INSTRUCTIONS FOR THE TASK: Reproduce the lines exactly, beginning with the line that has "Output the Python" and ending with the line that has "p.title.standoff = 10". Images are left out.

++++++++++++++++++++

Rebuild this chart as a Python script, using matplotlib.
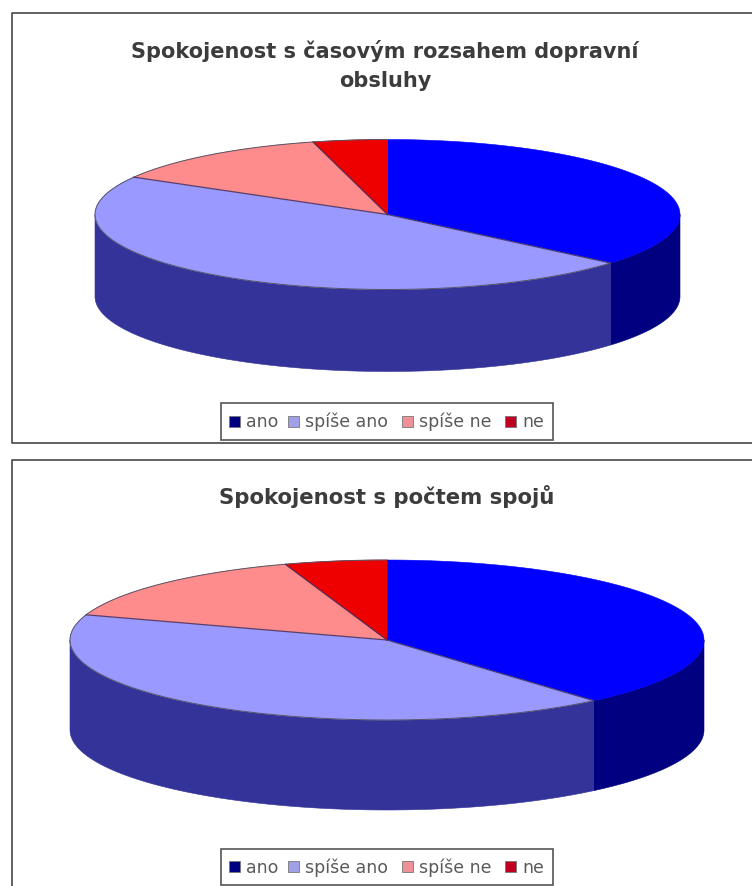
import numpy as np
import matplotlib.pyplot as plt
from matplotlib.patches import Polygon, Rectangle

labels = ["ano", "spíše ano", "spíše ne", "ne"]
title_top = "Spokojenost s časovým rozsahem dopravní\nobsluhy"
title_bottom = "Spokojenost s počtem spojů"
values_top = [36.2, 47.1, 12.6, 4.1]
values_bottom = [38.7, 41.4, 14.7, 5.2]

top_colors = ["#0000ff", "#9999ff", "#ff8c8c", "#ee0000"]
side_colors = ["#000080", "#333399", "#993333", "#800000"]
legend_colors = ["#000080", "#a0a0e8", "#f09098", "#c00020"]
text_color = "#3c3c3c"

plt.rcParams["font.family"] = ["DejaVu Sans"]


def ellipse_points(t0, t1, cx, cy, rx, ry, n=120):
    # angles run clockwise from twelve o'clock
    t = np.radians(np.linspace(t0, t1, n))
    return np.column_stack((cx + rx * np.sin(t), cy - ry * np.cos(t)))


def draw_pie(ax, values, cx, cy, rx, ry, depth):
    angles = np.concatenate(([0], np.cumsum(values))) * 360.0 / sum(values)

    # walls first, only the front half of the rim shows
    for i in range(len(values)):
        t0 = max(angles[i], 90)
        t1 = min(angles[i + 1], 270)
        if t1 <= t0:
            continue
        rim = ellipse_points(t0, t1, cx, cy, rx, ry)
        lower = rim[::-1] + [0, depth]
        ax.add_patch(Polygon(np.vstack((rim, lower)), closed=True,
                             facecolor=side_colors[i], edgecolor=side_colors[i], lw=0.4))

    for i in range(len(values)):
        arc = ellipse_points(angles[i], angles[i + 1], cx, cy, rx, ry)
        pts = np.vstack(([cx, cy], arc))
        ax.add_patch(Polygon(pts, closed=True, facecolor=top_colors[i],
                             edgecolor=top_colors[i], lw=0.4))

    # dark outline on the back rim, thin lines between slices
    back = ellipse_points(angles[1], 360, cx, cy, rx, ry)
    ax.plot(back[:, 0], back[:, 1], color="#555566", lw=0.7)
    for a in angles[1:-1]:
        p = ellipse_points(a, a, cx, cy, rx, ry, n=1)[0]
        ax.plot([cx, p[0]], [cy, p[1]], color="#40305f", lw=0.9, alpha=0.85)


def draw_legend(ax, x, y, w, h):
    ax.add_patch(Rectangle((x, y), w, h, facecolor="white", edgecolor="#555555", lw=1.2))
    swatch_x = [x + 8, x + 67, x + 181, x + 284]
    for sx, label, color in zip(swatch_x, labels, legend_colors):
        ax.add_patch(Rectangle((sx, y + 12.5), 11, 11, facecolor=color, edgecolor="#777777", lw=0.6))
        ax.text(sx + 17, y + 18, label, fontsize=12.5, color="#5a5a5a",
                ha="left", va="center")


fig = plt.figure(figsize=(7.52, 8.87), dpi=100)
ax = fig.add_axes([0, 0, 1, 1])
ax.set_xlim(0, 752)
ax.set_ylim(887, 0)
ax.axis("off")

# chart frames
ax.plot([752, 11.5, 11.5, 752], [13.5, 13.5, 443.5, 443.5], color="#555555", lw=1.3)
ax.plot([752, 11.5, 11.5], [460.5, 460.5, 887], color="#555555", lw=1.3)

ax.text(385, 65.5, title_top, fontsize=15, fontweight="bold", color=text_color,
        ha="center", va="center", linespacing=1.55)
ax.text(387, 497, title_bottom, fontsize=15.3, fontweight="bold", color=text_color,
        ha="center", va="center")

draw_pie(ax, values_top, 387.5, 215.5, 292.5, 75, 82)
draw_pie(ax, values_bottom, 387, 641, 317, 80, 90)

draw_legend(ax, 221, 404, 332, 37)
draw_legend(ax, 221, 850, 332, 36)

fig.savefig("out.png", dpi=100)
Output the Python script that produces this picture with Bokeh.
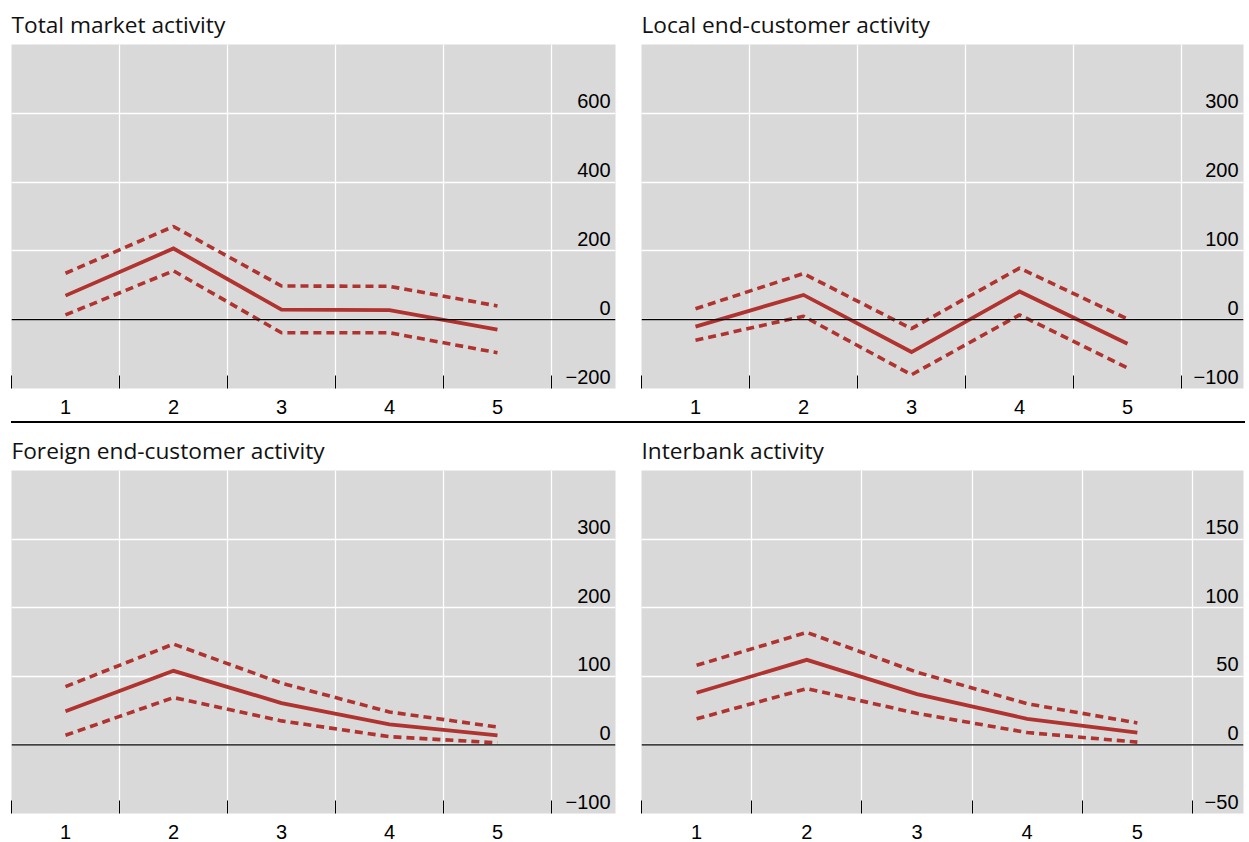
from bokeh.plotting import figure
from bokeh.layouts import column, row
from bokeh.models import Range1d, FixedTicker, Span, Div
from bokeh.core.properties import value
from bokeh.embed import file_html
from bokeh.resources import INLINE

# ---- data ----
horizons = [1, 2, 3, 4, 5]

total_central = [70, 207, 29, 28, -29]
total_upper = [135, 271, 98, 97, 40]
total_lower = [14, 142, -38, -38, -96]
total_ticks = [600, 400, 200, 0, -200]

local_central = [-10, 36, -47, 41, -35]
local_upper = [16, 67, -13, 75, 1]
local_lower = [-30, 5, -80, 7, -70]
local_ticks = [300, 200, 100, 0, -100]

foreign_central = [49, 108, 61, 30, 14]
foreign_upper = [85, 147, 90, 48, 26]
foreign_lower = [14, 69, 35, 12, 3]
foreign_ticks = [300, 200, 100, 0, -100]

inter_central = [38, 62, 37, 19, 9]
inter_upper = [58, 82, 53, 30, 16]
inter_lower = [19, 41, 23, 9, 2]
inter_ticks = [150, 100, 50, 0, -50]

titles = ["Total market activity", "Local end-customer activity",
          "Foreign end-customer activity", "Interbank activity"]

RED = "#B0332F"
BG = "#D9D9D9"
TICK_FONT = "Liberation Sans"
TITLE_FONT = "Open Sans"


def fmt(v):
    return str(v).replace("-", "\u2212")


def panel(title, central, upper, lower, ticks, y_end, x_end, frame_w, frame_h,
          mbl, mbr, mbt, mbb):
    p = figure(frame_width=frame_w, frame_height=frame_h,
               x_range=Range1d(0.5, x_end), y_range=Range1d(min(ticks), y_end),
               output_backend="svg", toolbar_location=None,
               y_axis_location=None, title=title,
               min_border_left=mbl, min_border_right=mbr,
               min_border_top=mbt, min_border_bottom=mbb)
    p.background_fill_color = BG
    p.border_fill_color = "white"
    p.outline_line_color = None
    p.title.text_font = TITLE_FONT
    p.title.text_font_size = "22.7px"
    p.title.text_font_style = "normal"
    p.title.text_color = "#111111"
    p.title.standoff = 10

    # grids
    p.xgrid.ticker = FixedTicker(ticks=[h + 0.5 for h in horizons])
    p.xgrid.grid_line_color = "white"
    p.xgrid.grid_line_width = 1.3
    p.ygrid.ticker = FixedTicker(ticks=[t for t in ticks if t != min(ticks)])
    p.ygrid.grid_line_color = "white"
    p.ygrid.grid_line_width = 1.3

    # x axis
    ax = p.xaxis[0]
    ax.ticker = FixedTicker(ticks=horizons,
                            minor_ticks=[h - 0.5 for h in horizons] + [horizons[-1] + 0.5])
    ax.axis_line_color = None
    ax.major_tick_line_color = None
    ax.major_tick_in = 0
    ax.major_tick_out = 0
    ax.minor_tick_in = 13
    ax.minor_tick_out = 0
    ax.minor_tick_line_color = "black"
    ax.minor_tick_line_width = 1
    ax.major_label_text_font = TICK_FONT
    ax.major_label_text_font_size = "20px"
    ax.major_label_text_color = "black"
    ax.major_label_standoff = 11

    # zero line
    p.add_layout(Span(location=0, dimension="width", line_color="black", line_width=1.2))

    # series
    p.line(horizons, upper, line_color=RED, line_width=3.6, line_dash="8 5")
    p.line(horizons, lower, line_color=RED, line_width=3.6, line_dash="8 5")
    p.line(horizons, central, line_color=RED, line_width=3.8, line_join="miter")

    # y labels inside the plot, right aligned
    p.text(x=[x_end] * len(ticks), y=ticks, text=[fmt(t) for t in ticks],
           text_align="right", text_baseline="bottom", x_offset=-5, y_offset=-5,
           text_font=value(TICK_FONT), text_font_size="20px", text_color="black")
    return p


p1 = panel(titles[0], total_central, total_upper, total_lower, total_ticks, 800, 6.093,
           604, 344, 11, 13, 44, 33)
p2 = panel(titles[1], local_central, local_upper, local_lower, local_ticks, 400, 6.074,
           602, 344, 13, 6, 44, 33)
p3 = panel(titles[2], foreign_central, foreign_upper, foreign_lower, foreign_ticks, 400, 6.093,
           604, 343, 11, 13, 47, 27)
p4 = panel(titles[3], inter_central, inter_upper, inter_lower, inter_ticks, 200, 5.963,
           602, 343, 13, 6, 47, 27)

sep = Div(text="", width=1234, height=2, margin=(0, 0, 0, 11),
          styles={"background-color": "black"})

layout = column(row(p1, p2), sep, row(p3, p4))

open("out.html", "w").write(file_html(layout, INLINE))
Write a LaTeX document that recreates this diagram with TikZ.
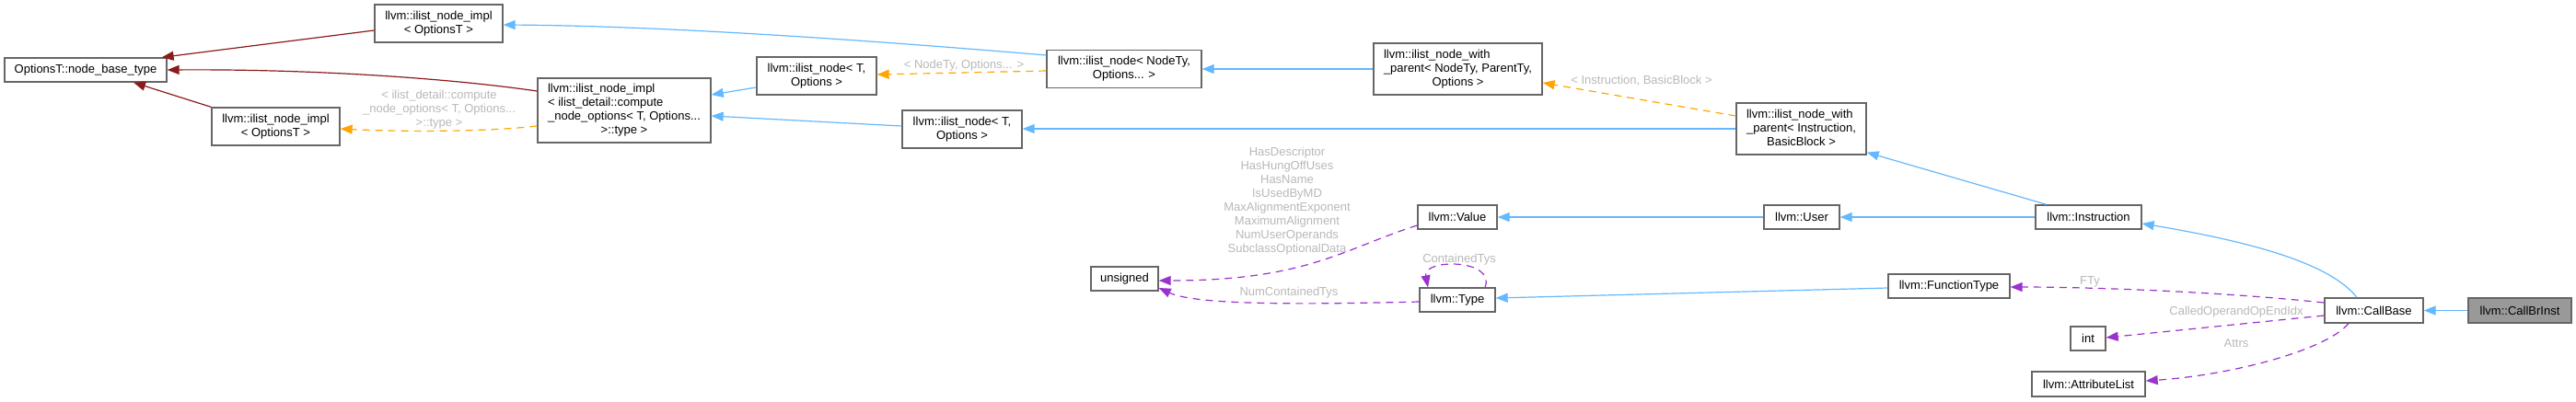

++++++++++++++++++++

SOLUTION TO THE EXERCISE:
Output the Python script that produces this picture with Bokeh.
from bokeh.plotting import figure
from bokeh.layouts import column, row
from bokeh.models import Range1d, FixedTicker, Span, Div
from bokeh.core.properties import value
from bokeh.embed import file_html
from bokeh.resources import INLINE

# ---- data ----
horizons = [1, 2, 3, 4, 5]

total_central = [70, 207, 29, 28, -29]
total_upper = [135, 271, 98, 97, 40]
total_lower = [14, 142, -38, -38, -96]
total_ticks = [600, 400, 200, 0, -200]

local_central = [-10, 36, -47, 41, -35]
local_upper = [16, 67, -13, 75, 1]
local_lower = [-30, 5, -80, 7, -70]
local_ticks = [300, 200, 100, 0, -100]

foreign_central = [49, 108, 61, 30, 14]
foreign_upper = [85, 147, 90, 48, 26]
foreign_lower = [14, 69, 35, 12, 3]
foreign_ticks = [300, 200, 100, 0, -100]

inter_central = [38, 62, 37, 19, 9]
inter_upper = [58, 82, 53, 30, 16]
inter_lower = [19, 41, 23, 9, 2]
inter_ticks = [150, 100, 50, 0, -50]

titles = ["Total market activity", "Local end-customer activity",
          "Foreign end-customer activity", "Interbank activity"]

RED = "#B0332F"
BG = "#D9D9D9"
TICK_FONT = "Liberation Sans"
TITLE_FONT = "Open Sans"


def fmt(v):
    return str(v).replace("-", "\u2212")


def panel(title, central, upper, lower, ticks, y_end, x_end, frame_w, frame_h,
          mbl, mbr, mbt, mbb):
    p = figure(frame_width=frame_w, frame_height=frame_h,
               x_range=Range1d(0.5, x_end), y_range=Range1d(min(ticks), y_end),
               output_backend="svg", toolbar_location=None,
               y_axis_location=None, title=title,
               min_border_left=mbl, min_border_right=mbr,
               min_border_top=mbt, min_border_bottom=mbb)
    p.background_fill_color = BG
    p.border_fill_color = "white"
    p.outline_line_color = None
    p.title.text_font = TITLE_FONT
    p.title.text_font_size = "22.7px"
    p.title.text_font_style = "normal"
    p.title.text_color = "#111111"
    p.title.standoff = 10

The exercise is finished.